| TO DO |
Print the listing from its top line through the line containing "0.796, 0.891, 0.986];", nothing more, and leave out the pictures.

########################################

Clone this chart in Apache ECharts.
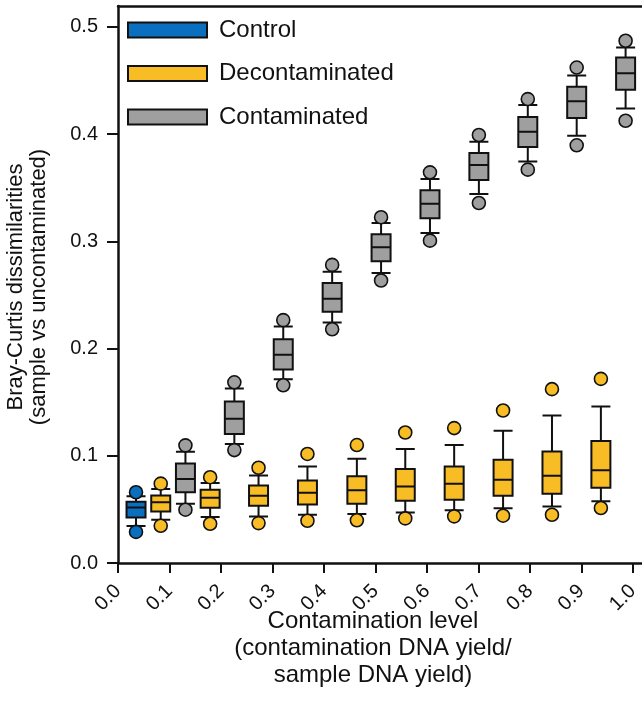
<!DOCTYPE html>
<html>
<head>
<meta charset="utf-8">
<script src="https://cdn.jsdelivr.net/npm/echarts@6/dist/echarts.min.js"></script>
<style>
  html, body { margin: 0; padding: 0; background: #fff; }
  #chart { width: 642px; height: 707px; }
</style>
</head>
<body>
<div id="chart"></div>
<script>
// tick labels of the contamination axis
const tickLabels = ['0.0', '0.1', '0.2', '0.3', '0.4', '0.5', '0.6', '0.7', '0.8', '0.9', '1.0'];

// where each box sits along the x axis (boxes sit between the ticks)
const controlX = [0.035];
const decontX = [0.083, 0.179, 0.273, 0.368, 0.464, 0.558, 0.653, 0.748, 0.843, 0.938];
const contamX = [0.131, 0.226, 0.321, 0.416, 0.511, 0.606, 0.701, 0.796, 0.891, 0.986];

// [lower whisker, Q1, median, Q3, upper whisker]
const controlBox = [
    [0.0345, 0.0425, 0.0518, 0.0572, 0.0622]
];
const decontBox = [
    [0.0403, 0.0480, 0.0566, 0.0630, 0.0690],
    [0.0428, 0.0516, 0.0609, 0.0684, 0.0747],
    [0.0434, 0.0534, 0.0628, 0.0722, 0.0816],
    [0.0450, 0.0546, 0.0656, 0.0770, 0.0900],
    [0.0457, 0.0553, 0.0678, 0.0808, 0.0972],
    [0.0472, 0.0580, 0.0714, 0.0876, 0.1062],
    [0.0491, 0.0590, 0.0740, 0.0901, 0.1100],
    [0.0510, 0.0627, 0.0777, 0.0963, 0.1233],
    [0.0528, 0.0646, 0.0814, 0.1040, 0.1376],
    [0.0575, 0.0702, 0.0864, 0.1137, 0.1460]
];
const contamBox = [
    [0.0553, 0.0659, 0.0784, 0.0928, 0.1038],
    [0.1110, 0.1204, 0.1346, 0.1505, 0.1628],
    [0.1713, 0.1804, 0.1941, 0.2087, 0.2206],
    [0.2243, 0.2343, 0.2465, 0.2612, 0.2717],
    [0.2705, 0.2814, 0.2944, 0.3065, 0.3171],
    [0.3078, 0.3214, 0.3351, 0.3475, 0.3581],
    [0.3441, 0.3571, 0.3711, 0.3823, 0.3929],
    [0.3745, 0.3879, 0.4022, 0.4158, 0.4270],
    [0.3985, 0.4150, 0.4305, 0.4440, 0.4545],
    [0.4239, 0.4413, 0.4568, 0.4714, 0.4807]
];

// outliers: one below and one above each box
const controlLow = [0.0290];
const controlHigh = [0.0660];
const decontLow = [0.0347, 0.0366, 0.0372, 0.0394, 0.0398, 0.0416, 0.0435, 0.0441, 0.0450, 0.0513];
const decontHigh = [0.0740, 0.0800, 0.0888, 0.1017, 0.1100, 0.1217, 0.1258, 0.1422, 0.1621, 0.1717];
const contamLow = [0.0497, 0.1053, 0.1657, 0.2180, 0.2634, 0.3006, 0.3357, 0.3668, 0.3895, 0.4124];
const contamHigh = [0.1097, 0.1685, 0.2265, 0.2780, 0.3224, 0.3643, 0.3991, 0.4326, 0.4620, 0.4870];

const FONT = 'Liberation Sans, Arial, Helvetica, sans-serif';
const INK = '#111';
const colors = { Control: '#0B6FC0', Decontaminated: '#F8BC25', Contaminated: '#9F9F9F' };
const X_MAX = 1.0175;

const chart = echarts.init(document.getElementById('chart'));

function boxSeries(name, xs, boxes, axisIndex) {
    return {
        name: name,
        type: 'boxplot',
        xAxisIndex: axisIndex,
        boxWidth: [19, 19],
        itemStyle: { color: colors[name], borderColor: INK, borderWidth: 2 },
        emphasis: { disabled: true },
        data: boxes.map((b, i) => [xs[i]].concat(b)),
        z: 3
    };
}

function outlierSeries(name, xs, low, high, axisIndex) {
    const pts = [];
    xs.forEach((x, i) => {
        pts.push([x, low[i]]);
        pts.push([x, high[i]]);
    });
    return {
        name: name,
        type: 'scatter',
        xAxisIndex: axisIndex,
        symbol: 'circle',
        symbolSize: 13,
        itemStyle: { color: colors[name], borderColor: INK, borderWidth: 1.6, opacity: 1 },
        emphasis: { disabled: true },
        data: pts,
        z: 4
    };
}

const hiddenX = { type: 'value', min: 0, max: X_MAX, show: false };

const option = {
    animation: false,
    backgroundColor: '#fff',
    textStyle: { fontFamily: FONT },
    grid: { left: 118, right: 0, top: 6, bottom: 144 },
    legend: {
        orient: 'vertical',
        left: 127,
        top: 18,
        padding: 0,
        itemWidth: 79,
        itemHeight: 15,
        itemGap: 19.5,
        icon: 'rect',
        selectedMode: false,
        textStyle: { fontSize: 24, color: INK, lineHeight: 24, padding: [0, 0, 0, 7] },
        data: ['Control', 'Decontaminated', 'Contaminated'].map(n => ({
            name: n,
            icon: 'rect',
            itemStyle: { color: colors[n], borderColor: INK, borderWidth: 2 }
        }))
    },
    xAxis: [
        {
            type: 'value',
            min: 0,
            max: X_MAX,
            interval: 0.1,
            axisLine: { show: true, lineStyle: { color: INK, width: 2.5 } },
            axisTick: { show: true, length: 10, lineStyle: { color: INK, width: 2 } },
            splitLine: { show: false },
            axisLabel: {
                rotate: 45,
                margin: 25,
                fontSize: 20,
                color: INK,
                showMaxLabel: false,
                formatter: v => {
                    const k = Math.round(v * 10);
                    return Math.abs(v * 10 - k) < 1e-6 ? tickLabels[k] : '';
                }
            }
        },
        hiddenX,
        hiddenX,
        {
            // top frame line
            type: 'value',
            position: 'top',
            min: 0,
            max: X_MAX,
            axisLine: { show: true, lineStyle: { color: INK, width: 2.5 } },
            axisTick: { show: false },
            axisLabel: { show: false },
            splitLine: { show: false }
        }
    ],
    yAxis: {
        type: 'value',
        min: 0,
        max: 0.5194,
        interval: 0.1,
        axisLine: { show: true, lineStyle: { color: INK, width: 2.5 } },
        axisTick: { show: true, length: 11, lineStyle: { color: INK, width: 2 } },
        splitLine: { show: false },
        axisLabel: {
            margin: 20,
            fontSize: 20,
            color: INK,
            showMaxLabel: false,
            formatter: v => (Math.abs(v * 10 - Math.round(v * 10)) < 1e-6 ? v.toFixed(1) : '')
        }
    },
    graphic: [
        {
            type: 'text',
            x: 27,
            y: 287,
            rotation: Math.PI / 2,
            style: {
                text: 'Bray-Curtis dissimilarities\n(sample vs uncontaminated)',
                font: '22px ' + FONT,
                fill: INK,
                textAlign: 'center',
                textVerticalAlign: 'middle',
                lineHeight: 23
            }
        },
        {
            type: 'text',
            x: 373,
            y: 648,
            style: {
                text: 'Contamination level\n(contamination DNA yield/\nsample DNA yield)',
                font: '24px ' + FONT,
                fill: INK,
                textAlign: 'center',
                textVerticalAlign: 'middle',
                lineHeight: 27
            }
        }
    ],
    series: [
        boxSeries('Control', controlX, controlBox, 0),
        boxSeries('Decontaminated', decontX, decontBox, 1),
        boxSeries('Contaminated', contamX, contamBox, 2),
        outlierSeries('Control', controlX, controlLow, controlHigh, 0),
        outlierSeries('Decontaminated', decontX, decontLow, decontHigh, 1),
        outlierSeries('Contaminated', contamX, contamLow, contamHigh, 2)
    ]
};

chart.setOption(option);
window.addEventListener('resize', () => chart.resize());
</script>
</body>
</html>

########################################

| ANSWER TO THE EXERCISE |
Clone this chart in Apache ECharts.
<!DOCTYPE html>
<html>
<head>
<meta charset="utf-8">
<script src="https://cdn.jsdelivr.net/npm/echarts@6/dist/echarts.min.js"></script>
<style>
  html, body { margin: 0; padding: 0; background: #fff; }
  #chart { width: 642px; height: 707px; }
</style>
</head>
<body>
<div id="chart"></div>
<script>
// tick labels of the contamination axis
const tickLabels = ['0.0', '0.1', '0.2', '0.3', '0.4', '0.5', '0.6', '0.7', '0.8', '0.9', '1.0'];

// where each box sits along the x axis (boxes sit between the ticks)
const controlX = [0.035];
const decontX = [0.083, 0.179, 0.273, 0.368, 0.464, 0.558, 0.653, 0.748, 0.843, 0.938];
const contamX = [0.131, 0.226, 0.321, 0.416, 0.511, 0.606, 0.701, 0.796, 0.891, 0.986];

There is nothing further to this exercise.